Repeat all the material exactly; pictures stay out of your copy.
┌──
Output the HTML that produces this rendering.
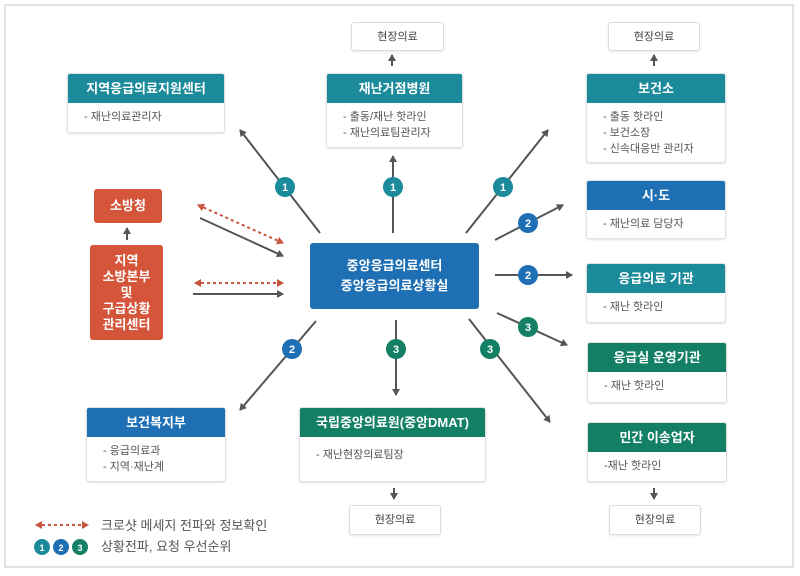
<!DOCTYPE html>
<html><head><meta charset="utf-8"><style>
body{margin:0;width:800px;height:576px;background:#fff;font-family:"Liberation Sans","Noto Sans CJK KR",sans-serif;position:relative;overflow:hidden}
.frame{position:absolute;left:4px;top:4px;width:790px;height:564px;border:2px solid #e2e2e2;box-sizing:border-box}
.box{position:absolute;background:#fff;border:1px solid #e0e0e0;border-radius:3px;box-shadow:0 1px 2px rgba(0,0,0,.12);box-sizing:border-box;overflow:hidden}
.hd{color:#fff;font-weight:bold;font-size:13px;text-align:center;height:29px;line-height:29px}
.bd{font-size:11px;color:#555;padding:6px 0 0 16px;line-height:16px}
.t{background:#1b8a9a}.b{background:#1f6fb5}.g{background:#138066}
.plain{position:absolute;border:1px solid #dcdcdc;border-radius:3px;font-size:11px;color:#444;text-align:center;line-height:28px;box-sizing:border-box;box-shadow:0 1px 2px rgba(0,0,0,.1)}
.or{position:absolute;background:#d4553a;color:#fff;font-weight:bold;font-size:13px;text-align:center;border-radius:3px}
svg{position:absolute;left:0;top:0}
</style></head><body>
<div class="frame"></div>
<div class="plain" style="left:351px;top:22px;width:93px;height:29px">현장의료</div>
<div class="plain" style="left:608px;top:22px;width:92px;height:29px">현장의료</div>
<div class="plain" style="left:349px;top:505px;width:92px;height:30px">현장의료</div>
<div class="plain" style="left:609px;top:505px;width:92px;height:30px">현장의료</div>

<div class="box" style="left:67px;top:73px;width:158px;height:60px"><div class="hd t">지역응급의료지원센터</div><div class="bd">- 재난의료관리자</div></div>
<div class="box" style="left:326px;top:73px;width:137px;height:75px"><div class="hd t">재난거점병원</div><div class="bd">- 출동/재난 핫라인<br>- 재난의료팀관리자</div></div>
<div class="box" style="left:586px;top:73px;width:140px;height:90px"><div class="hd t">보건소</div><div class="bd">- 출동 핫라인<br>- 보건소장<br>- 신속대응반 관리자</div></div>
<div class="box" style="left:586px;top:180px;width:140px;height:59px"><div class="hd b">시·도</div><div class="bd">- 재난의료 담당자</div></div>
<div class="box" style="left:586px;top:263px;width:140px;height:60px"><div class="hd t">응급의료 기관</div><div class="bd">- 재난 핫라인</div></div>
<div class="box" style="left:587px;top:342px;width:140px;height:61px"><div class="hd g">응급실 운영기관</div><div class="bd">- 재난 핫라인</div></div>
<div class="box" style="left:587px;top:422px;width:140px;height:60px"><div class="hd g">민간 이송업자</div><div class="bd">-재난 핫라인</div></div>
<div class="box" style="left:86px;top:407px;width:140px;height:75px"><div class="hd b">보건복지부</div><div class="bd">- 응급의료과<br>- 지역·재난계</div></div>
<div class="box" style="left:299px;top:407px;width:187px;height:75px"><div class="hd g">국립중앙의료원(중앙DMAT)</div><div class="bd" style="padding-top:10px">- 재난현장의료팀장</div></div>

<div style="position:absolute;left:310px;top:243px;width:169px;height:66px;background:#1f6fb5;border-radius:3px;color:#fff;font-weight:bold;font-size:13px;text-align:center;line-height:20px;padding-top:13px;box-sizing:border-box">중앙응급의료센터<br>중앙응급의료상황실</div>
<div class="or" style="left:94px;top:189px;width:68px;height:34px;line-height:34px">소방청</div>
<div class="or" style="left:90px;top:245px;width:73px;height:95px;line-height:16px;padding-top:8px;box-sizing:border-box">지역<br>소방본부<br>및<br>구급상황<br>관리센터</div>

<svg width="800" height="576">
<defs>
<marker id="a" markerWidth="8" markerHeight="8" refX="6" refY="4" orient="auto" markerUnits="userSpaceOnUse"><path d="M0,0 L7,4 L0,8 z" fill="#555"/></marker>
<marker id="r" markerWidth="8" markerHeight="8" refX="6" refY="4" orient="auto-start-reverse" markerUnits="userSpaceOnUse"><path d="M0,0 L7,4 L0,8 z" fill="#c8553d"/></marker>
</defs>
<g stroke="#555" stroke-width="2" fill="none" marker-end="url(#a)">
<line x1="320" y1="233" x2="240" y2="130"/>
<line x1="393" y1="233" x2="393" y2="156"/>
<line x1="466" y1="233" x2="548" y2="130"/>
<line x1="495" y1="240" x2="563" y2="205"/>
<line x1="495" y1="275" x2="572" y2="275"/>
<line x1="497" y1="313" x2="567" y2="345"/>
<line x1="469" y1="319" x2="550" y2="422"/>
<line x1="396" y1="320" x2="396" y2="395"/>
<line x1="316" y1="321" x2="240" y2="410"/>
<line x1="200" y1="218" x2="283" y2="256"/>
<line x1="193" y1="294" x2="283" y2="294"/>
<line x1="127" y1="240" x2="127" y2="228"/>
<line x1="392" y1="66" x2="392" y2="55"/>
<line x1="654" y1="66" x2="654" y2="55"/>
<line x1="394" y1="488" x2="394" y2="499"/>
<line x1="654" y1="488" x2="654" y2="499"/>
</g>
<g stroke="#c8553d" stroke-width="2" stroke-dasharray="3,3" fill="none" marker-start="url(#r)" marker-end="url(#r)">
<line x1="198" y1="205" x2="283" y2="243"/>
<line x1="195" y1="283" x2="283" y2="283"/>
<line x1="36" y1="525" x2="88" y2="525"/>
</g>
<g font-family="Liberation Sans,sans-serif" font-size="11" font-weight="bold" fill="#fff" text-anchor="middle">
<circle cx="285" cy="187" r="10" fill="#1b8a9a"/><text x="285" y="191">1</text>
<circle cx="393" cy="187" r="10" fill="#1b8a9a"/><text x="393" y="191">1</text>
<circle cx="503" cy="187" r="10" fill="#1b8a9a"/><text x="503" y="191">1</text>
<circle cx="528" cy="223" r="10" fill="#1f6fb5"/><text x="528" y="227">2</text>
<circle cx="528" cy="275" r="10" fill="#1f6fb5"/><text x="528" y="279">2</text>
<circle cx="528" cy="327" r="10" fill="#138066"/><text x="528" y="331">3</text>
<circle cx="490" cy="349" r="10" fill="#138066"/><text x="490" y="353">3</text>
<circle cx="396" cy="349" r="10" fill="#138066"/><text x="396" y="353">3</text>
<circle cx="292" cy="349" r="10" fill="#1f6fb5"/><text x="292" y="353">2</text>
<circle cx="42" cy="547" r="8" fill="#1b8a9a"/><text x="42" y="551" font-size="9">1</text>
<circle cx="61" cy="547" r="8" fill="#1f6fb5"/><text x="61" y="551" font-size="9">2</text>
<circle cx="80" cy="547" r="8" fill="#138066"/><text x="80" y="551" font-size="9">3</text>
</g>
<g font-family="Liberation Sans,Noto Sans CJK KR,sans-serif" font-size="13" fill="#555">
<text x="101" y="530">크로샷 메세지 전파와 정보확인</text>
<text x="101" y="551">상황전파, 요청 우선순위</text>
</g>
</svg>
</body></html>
└──
*Final answer*
Output the HTML that produces this rendering.
<!DOCTYPE html>
<html><head><meta charset="utf-8"><style>
body{margin:0;width:800px;height:576px;background:#fff;font-family:"Liberation Sans","Noto Sans CJK KR",sans-serif;position:relative;overflow:hidden}
.frame{position:absolute;left:4px;top:4px;width:790px;height:564px;border:2px solid #e2e2e2;box-sizing:border-box}
.box{position:absolute;background:#fff;border:1px solid #e0e0e0;border-radius:3px;box-shadow:0 1px 2px rgba(0,0,0,.12);box-sizing:border-box;overflow:hidden}
.hd{color:#fff;font-weight:bold;font-size:13px;text-align:center;height:29px;line-height:29px}
.bd{font-size:11px;color:#555;padding:6px 0 0 16px;line-height:16px}
.t{background:#1b8a9a}.b{background:#1f6fb5}.g{background:#138066}
.plain{position:absolute;border:1px solid #dcdcdc;border-radius:3px;font-size:11px;color:#444;text-align:center;line-height:28px;box-sizing:border-box;box-shadow:0 1px 2px rgba(0,0,0,.1)}
.or{position:absolute;background:#d4553a;color:#fff;font-weight:bold;font-size:13px;text-align:center;border-radius:3px}
svg{position:absolute;left:0;top:0}
</style></head><body>
<div class="frame"></div>
<div class="plain" style="left:351px;top:22px;width:93px;height:29px">현장의료</div>
<div class="plain" style="left:608px;top:22px;width:92px;height:29px">현장의료</div>
<div class="plain" style="left:349px;top:505px;width:92px;height:30px">현장의료</div>
<div class="plain" style="left:609px;top:505px;width:92px;height:30px">현장의료</div>

<div class="box" style="left:67px;top:73px;width:158px;height:60px"><div class="hd t">지역응급의료지원센터</div><div class="bd">- 재난의료관리자</div></div>
<div class="box" style="left:326px;top:73px;width:137px;height:75px"><div class="hd t">재난거점병원</div><div class="bd">- 출동/재난 핫라인<br>- 재난의료팀관리자</div></div>
<div class="box" style="left:586px;top:73px;width:140px;height:90px"><div class="hd t">보건소</div><div class="bd">- 출동 핫라인<br>- 보건소장<br>- 신속대응반 관리자</div></div>
<div class="box" style="left:586px;top:180px;width:140px;height:59px"><div class="hd b">시·도</div><div class="bd">- 재난의료 담당자</div></div>
<div class="box" style="left:586px;top:263px;width:140px;height:60px"><div class="hd t">응급의료 기관</div><div class="bd">- 재난 핫라인</div></div>
<div class="box" style="left:587px;top:342px;width:140px;height:61px"><div class="hd g">응급실 운영기관</div><div class="bd">- 재난 핫라인</div></div>
<div class="box" style="left:587px;top:422px;width:140px;height:60px"><div class="hd g">민간 이송업자</div><div class="bd">-재난 핫라인</div></div>
<div class="box" style="left:86px;top:407px;width:140px;height:75px"><div class="hd b">보건복지부</div><div class="bd">- 응급의료과<br>- 지역·재난계</div></div>
<div class="box" style="left:299px;top:407px;width:187px;height:75px"><div class="hd g">국립중앙의료원(중앙DMAT)</div><div class="bd" style="padding-top:10px">- 재난현장의료팀장</div></div>

<div style="position:absolute;left:310px;top:243px;width:169px;height:66px;background:#1f6fb5;border-radius:3px;color:#fff;font-weight:bold;font-size:13px;text-align:center;line-height:20px;padding-top:13px;box-sizing:border-box">중앙응급의료센터<br>중앙응급의료상황실</div>
<div class="or" style="left:94px;top:189px;width:68px;height:34px;line-height:34px">소방청</div>
<div class="or" style="left:90px;top:245px;width:73px;height:95px;line-height:16px;padding-top:8px;box-sizing:border-box">지역<br>소방본부<br>및<br>구급상황<br>관리센터</div>

<svg width="800" height="576">
<defs>
<marker id="a" markerWidth="8" markerHeight="8" refX="6" refY="4" orient="auto" markerUnits="userSpaceOnUse"><path d="M0,0 L7,4 L0,8 z" fill="#555"/></marker>
<marker id="r" markerWidth="8" markerHeight="8" refX="6" refY="4" orient="auto-start-reverse" markerUnits="userSpaceOnUse"><path d="M0,0 L7,4 L0,8 z" fill="#c8553d"/></marker>
</defs>
<g stroke="#555" stroke-width="2" fill="none" marker-end="url(#a)">
<line x1="320" y1="233" x2="240" y2="130"/>
<line x1="393" y1="233" x2="393" y2="156"/>
<line x1="466" y1="233" x2="548" y2="130"/>
<line x1="495" y1="240" x2="563" y2="205"/>
<line x1="495" y1="275" x2="572" y2="275"/>
<line x1="497" y1="313" x2="567" y2="345"/>
<line x1="469" y1="319" x2="550" y2="422"/>
<line x1="396" y1="320" x2="396" y2="395"/>
<line x1="316" y1="321" x2="240" y2="410"/>
<line x1="200" y1="218" x2="283" y2="256"/>
<line x1="193" y1="294" x2="283" y2="294"/>
<line x1="127" y1="240" x2="127" y2="228"/>
<line x1="392" y1="66" x2="392" y2="55"/>
<line x1="654" y1="66" x2="654" y2="55"/>
<line x1="394" y1="488" x2="394" y2="499"/>
<line x1="654" y1="488" x2="654" y2="499"/>
</g>
<g stroke="#c8553d" stroke-width="2" stroke-dasharray="3,3" fill="none" marker-start="url(#r)" marker-end="url(#r)">
<line x1="198" y1="205" x2="283" y2="243"/>
<line x1="195" y1="283" x2="283" y2="283"/>
<line x1="36" y1="525" x2="88" y2="525"/>
</g>
<g font-family="Liberation Sans,sans-serif" font-size="11" font-weight="bold" fill="#fff" text-anchor="middle">
<circle cx="285" cy="187" r="10" fill="#1b8a9a"/><text x="285" y="191">1</text>
<circle cx="393" cy="187" r="10" fill="#1b8a9a"/><text x="393" y="191">1</text>
<circle cx="503" cy="187" r="10" fill="#1b8a9a"/><text x="503" y="191">1</text>
<circle cx="528" cy="223" r="10" fill="#1f6fb5"/><text x="528" y="227">2</text>
<circle cx="528" cy="275" r="10" fill="#1f6fb5"/><text x="528" y="279">2</text>
<circle cx="528" cy="327" r="10" fill="#138066"/><text x="528" y="331">3</text>
<circle cx="490" cy="349" r="10" fill="#138066"/><text x="490" y="353">3</text>
<circle cx="396" cy="349" r="10" fill="#138066"/><text x="396" y="353">3</text>
<circle cx="292" cy="349" r="10" fill="#1f6fb5"/><text x="292" y="353">2</text>
<circle cx="42" cy="547" r="8" fill="#1b8a9a"/><text x="42" y="551" font-size="9">1</text>
<circle cx="61" cy="547" r="8" fill="#1f6fb5"/><text x="61" y="551" font-size="9">2</text>
<circle cx="80" cy="547" r="8" fill="#138066"/><text x="80" y="551" font-size="9">3</text>
</g>
<g font-family="Liberation Sans,Noto Sans CJK KR,sans-serif" font-size="13" fill="#555">
<text x="101" y="530">크로샷 메세지 전파와 정보확인</text>
<text x="101" y="551">상황전파, 요청 우선순위</text>
</g>
</svg>
</body></html>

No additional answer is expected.